▶ Available data:
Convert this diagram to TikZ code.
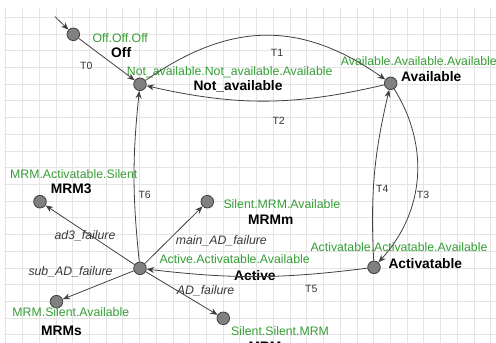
\documentclass[tikz,border=0pt]{standalone}
\usepackage{fontspec}
\setmainfont{Liberation Sans}
\usepackage{tikz}
\usetikzlibrary{arrows.meta, calc, positioning}
\definecolor{gridgray}{RGB}{228,228,228}
\definecolor{vecgreen}{RGB}{52,158,52}
\definecolor{edgegray}{RGB}{64,64,64}
\definecolor{dotgray}{RGB}{128,128,128}
\tikzset{
	x=1pt, y=1pt,
	state/.style ={circle, draw=edgegray, fill=dotgray, line width=0.8pt, minimum size=12.6pt, inner sep=0pt},
	tr/.style = {-{Stealth[length=7.5pt, width=6pt]}, draw=edgegray, line width=0.8pt},
	vec/.style = {anchor=base west, inner sep=0pt, text=vecgreen, font=\fontsize{12.3}{14}\selectfont},
	sname/.style = {anchor=base west, inner sep=0pt, text=black, font=\fontsize{13.8}{16}\selectfont\bfseries},
	tlab/.style = {anchor=base west, inner sep=0pt, text=black!80, font=\fontsize{10.5}{12}\selectfont},
	el/.style = {anchor=base west, inner sep=0pt, text=black!78, font=\fontsize{12.3}{14}\selectfont\itshape},
	gridline/.style = {draw=gridgray, line width=1pt}
}

\begin{document}
\begin{tikzpicture}
		\useasboundingbox (0,0) rectangle (496,-343);
		\clip (0,0) rectangle (496,-343);
		
		% grid
		\foreach \i in {0,...,29}
			\draw[gridline] ({5.9+16.72*\i},-8) -- ({5.9+16.72*\i},-343);
		\foreach \j in {0,...,19}
			\draw[gridline] (4,{-17.3-16.72*\j}) -- (496,{-17.3-16.72*\j});
		
		% states
		\coordinate (init) at (55, -16.7);
		\node[state] (off) at (73.3, -34.3) {};
		\node[state] (na) at (140, -84.3) {};
		\node[state] (av) at (390.7, -83.3) {};
		\node[state] (atb) at (374, -267.3) {};
		\node[state] (act) at (140, -268.3) {};
		\node[state] (mrm3) at (40, -201.7) {};
		\node[state] (mrmm) at (207.3, -201.7) {};
		\node[state] (mrms) at (56.5, -301.7) {};
		\node[state] (mrmms) at (223.3, -318.3) {};
		
		% state texts
		\node[vec] (voff) at (92.3, -42.7) {Off.Off.Off};
		\node[sname] (noff) at (111, -57.7) {Off};
		\node[vec] (vna) at (126.7, -75) {Not\_available.Not\_available.Available};
		\node[sname] (nna) at (193.3, -90.7) {Not\_available};
		\node[vec] (vav) at (340.7, -65) {Available.Available.Available};
		\node[sname] (nav) at (401, -81.7) {Available};
		\node[vec] (vatb) at (310.3, -251) {Activatable.Activatable.Available};
		\node[sname] (natb) at (388.3, -268.3) {Activatable};
		\node[vec] (vact) at (159.3, -263.3) {Active.Activatable.Available};
		\node[sname] (nact) at (234, -280.7) {Active};
		\node[vec] (vmrm3) at (10, -178.3) {MRM.Activatable.Silent};
		\node[sname] (nmrm3) at (50.7, -193.3) {MRM3};
		\node[vec] (vmrmm) at (223.3, -208.5) {Silent.MRM.Available};
		\node[sname] (nmrmm) at (248, -224) {MRMm};
		\node[vec] (vmrms) at (12.3, -316.7) {MRM.Silent.Available};
		\node[sname] (nmrms) at (41, -335) {MRMs};
		\node[vec] (vmrmms) at (231, -335) {Silent.Silent.MRM};
		\node[sname] (nmrmms) at (248.3, -351.5) {MRMms};
		
		% transitions
		\path (init) edge[tr] (off);
		\path (off) edge[tr] (na);
		\path (na) edge[tr, out=35, in=145, looseness=1.1] (av);
		\path (av) edge[tr, bend left=13] (na);
		\path (av) edge[tr, bend left=37] (atb);
		\path (atb) edge[tr, bend left=8] (av);
		\path (atb) edge[tr, bend left=7] (act);
		\path (act) edge[tr, bend left=6] (na);
		\path (act) edge[tr] (mrm3);
		\path (act) edge[tr] (mrmm);
		\path (act) edge[tr] (mrms);
		\path (act) edge[tr] (mrmms);
		
		% transition labels
		\node[tlab] (t0) at (80, -69) {T0};
		\node[tlab] (t1) at (270.7, -56) {T1};
		\node[tlab] (t2) at (272.3, -124) {T2};
		\node[tlab] (t3) at (416.7, -198.7) {T3};
		\node[tlab] (t4) at (376, -192.7) {T4};
		\node[tlab] (t5) at (305, -292.7) {T5};
		\node[tlab] (t6) at (138.3, -198.3) {T6};
		\node[el] (lad3) at (54.3, -239.3) {ad3\_failure};
		\node[el] (lsub) at (28.3, -275.7) {sub\_AD\_failure};
		\node[el] (lmain) at (175.7, -244) {main\_AD\_failure};
		\node[el] (lad) at (176.7, -294) {AD\_failure};
\end{tikzpicture}
\end{document}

▶ What the task requires:
Repeat the material above in full and exactly, apart from the pictures.

▶ Solved problem:
Convert this diagram to TikZ code.
\documentclass[tikz,border=0pt]{standalone}
\usepackage{fontspec}
\setmainfont{Liberation Sans}
\usepackage{tikz}
\usetikzlibrary{arrows.meta, calc, positioning}
\definecolor{gridgray}{RGB}{228,228,228}
\definecolor{vecgreen}{RGB}{52,158,52}
\definecolor{edgegray}{RGB}{64,64,64}
\definecolor{dotgray}{RGB}{128,128,128}
\tikzset{
	x=1pt, y=1pt,
	state/.style ={circle, draw=edgegray, fill=dotgray, line width=0.8pt, minimum size=12.6pt, inner sep=0pt},
	tr/.style = {-{Stealth[length=7.5pt, width=6pt]}, draw=edgegray, line width=0.8pt},
	vec/.style = {anchor=base west, inner sep=0pt, text=vecgreen, font=\fontsize{12.3}{14}\selectfont},
	sname/.style = {anchor=base west, inner sep=0pt, text=black, font=\fontsize{13.8}{16}\selectfont\bfseries},
	tlab/.style = {anchor=base west, inner sep=0pt, text=black!80, font=\fontsize{10.5}{12}\selectfont},
	el/.style = {anchor=base west, inner sep=0pt, text=black!78, font=\fontsize{12.3}{14}\selectfont\itshape},
	gridline/.style = {draw=gridgray, line width=1pt}
}

\begin{document}
\begin{tikzpicture}
		\useasboundingbox (0,0) rectangle (496,-343);
		\clip (0,0) rectangle (496,-343);
		
		% grid
		\foreach \i in {0,...,29}
			\draw[gridline] ({5.9+16.72*\i},-8) -- ({5.9+16.72*\i},-343);
		\foreach \j in {0,...,19}
			\draw[gridline] (4,{-17.3-16.72*\j}) -- (496,{-17.3-16.72*\j});
		
		% states
		\coordinate (init) at (55, -16.7);
		\node[state] (off) at (73.3, -34.3) {};
		\node[state] (na) at (140, -84.3) {};
		\node[state] (av) at (390.7, -83.3) {};
		\node[state] (atb) at (374, -267.3) {};
		\node[state] (act) at (140, -268.3) {};
		\node[state] (mrm3) at (40, -201.7) {};
		\node[state] (mrmm) at (207.3, -201.7) {};
		\node[state] (mrms) at (56.5, -301.7) {};
		\node[state] (mrmms) at (223.3, -318.3) {};
		
		% state texts
		\node[vec] (voff) at (92.3, -42.7) {Off.Off.Off};
		\node[sname] (noff) at (111, -57.7) {Off};
		\node[vec] (vna) at (126.7, -75) {Not\_available.Not\_available.Available};
		\node[sname] (nna) at (193.3, -90.7) {Not\_available};
		\node[vec] (vav) at (340.7, -65) {Available.Available.Available};
		\node[sname] (nav) at (401, -81.7) {Available};
		\node[vec] (vatb) at (310.3, -251) {Activatable.Activatable.Available};
		\node[sname] (natb) at (388.3, -268.3) {Activatable};
		\node[vec] (vact) at (159.3, -263.3) {Active.Activatable.Available};
		\node[sname] (nact) at (234, -280.7) {Active};
		\node[vec] (vmrm3) at (10, -178.3) {MRM.Activatable.Silent};
		\node[sname] (nmrm3) at (50.7, -193.3) {MRM3};
		\node[vec] (vmrmm) at (223.3, -208.5) {Silent.MRM.Available};
		\node[sname] (nmrmm) at (248, -224) {MRMm};
		\node[vec] (vmrms) at (12.3, -316.7) {MRM.Silent.Available};
		\node[sname] (nmrms) at (41, -335) {MRMs};
		\node[vec] (vmrmms) at (231, -335) {Silent.Silent.MRM};
		\node[sname] (nmrmms) at (248.3, -351.5) {MRMms};
		
		% transitions
		\path (init) edge[tr] (off);
		\path (off) edge[tr] (na);
		\path (na) edge[tr, out=35, in=145, looseness=1.1] (av);
		\path (av) edge[tr, bend left=13] (na);
		\path (av) edge[tr, bend left=37] (atb);
		\path (atb) edge[tr, bend left=8] (av);
		\path (atb) edge[tr, bend left=7] (act);
		\path (act) edge[tr, bend left=6] (na);
		\path (act) edge[tr] (mrm3);
		\path (act) edge[tr] (mrmm);
		\path (act) edge[tr] (mrms);
		\path (act) edge[tr] (mrmms);
		
		% transition labels
		\node[tlab] (t0) at (80, -69) {T0};
		\node[tlab] (t1) at (270.7, -56) {T1};
		\node[tlab] (t2) at (272.3, -124) {T2};
		\node[tlab] (t3) at (416.7, -198.7) {T3};
		\node[tlab] (t4) at (376, -192.7) {T4};
		\node[tlab] (t5) at (305, -292.7) {T5};
		\node[tlab] (t6) at (138.3, -198.3) {T6};
		\node[el] (lad3) at (54.3, -239.3) {ad3\_failure};
		\node[el] (lsub) at (28.3, -275.7) {sub\_AD\_failure};
		\node[el] (lmain) at (175.7, -244) {main\_AD\_failure};
		\node[el] (lad) at (176.7, -294) {AD\_failure};
\end{tikzpicture}
\end{document}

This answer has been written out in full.